Loomfield uses explicit capabilities and a standing deny floor. A session can be useful without receiving broad, permanent authority. Repeated work can move up a ladder—from help when asked, to a prepared recommendation, to a routine that can run inside proven boundaries—but each rung has to be earned.
Learning honestly
The hardest part has not been storing lessons. It has been proving that a lesson was actually used and that it helped. A database full of plausible advice is not a learning system. It is a scrapbook.
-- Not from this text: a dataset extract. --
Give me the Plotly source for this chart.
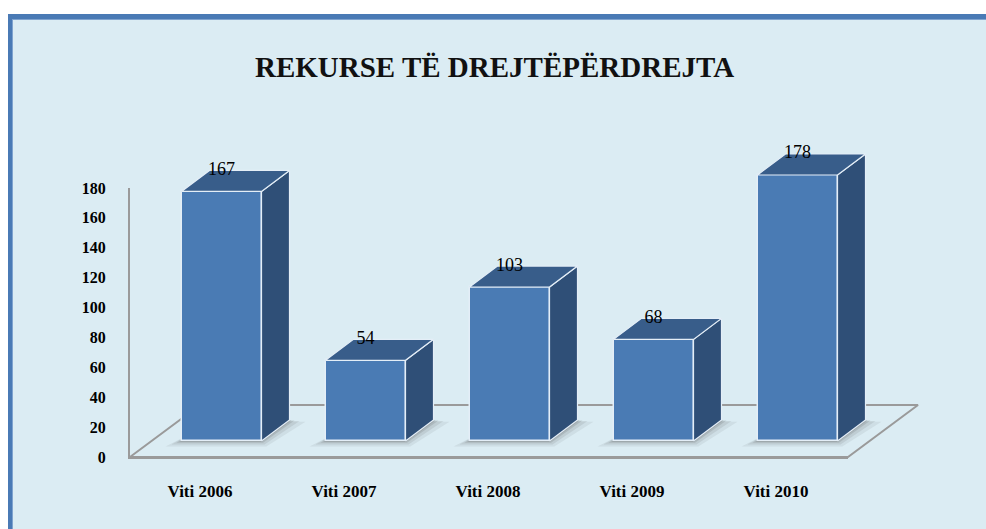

That led to one of the most important development lessons so far: you cannot observe an absence by reading the happy-path code. A mechanism may be wired, enabled, and covered by tests while producing nothing in real work. The honest check is to count the evidence: Was the knowledge offered? Was it applied? Was the result judged? Did the next attempt change?
Loomfield's learning loop is being built around that evidence. Useful knowledge can be strengthened. Wrong or outdated knowledge can be superseded. Silence is not treated as success. The goal is not a system that remembers everything; it is a system that gets more reliable because it remembers what survived contact with the work.
Where it goes next
Today, Loomfield is already the working layer behind my projects and agent sessions. The next challenge is making that power feel obvious to a nontechnical person: a calm place to see what is moving, what needs a decision, what the agents are doing, and what the system has learned.
I am less interested in making AI feel magical than in making it dependable. Magic is impressive once. An operating system has to show up again tomorrow, carry the context forward, respect the boundaries, and make the next piece of work easier.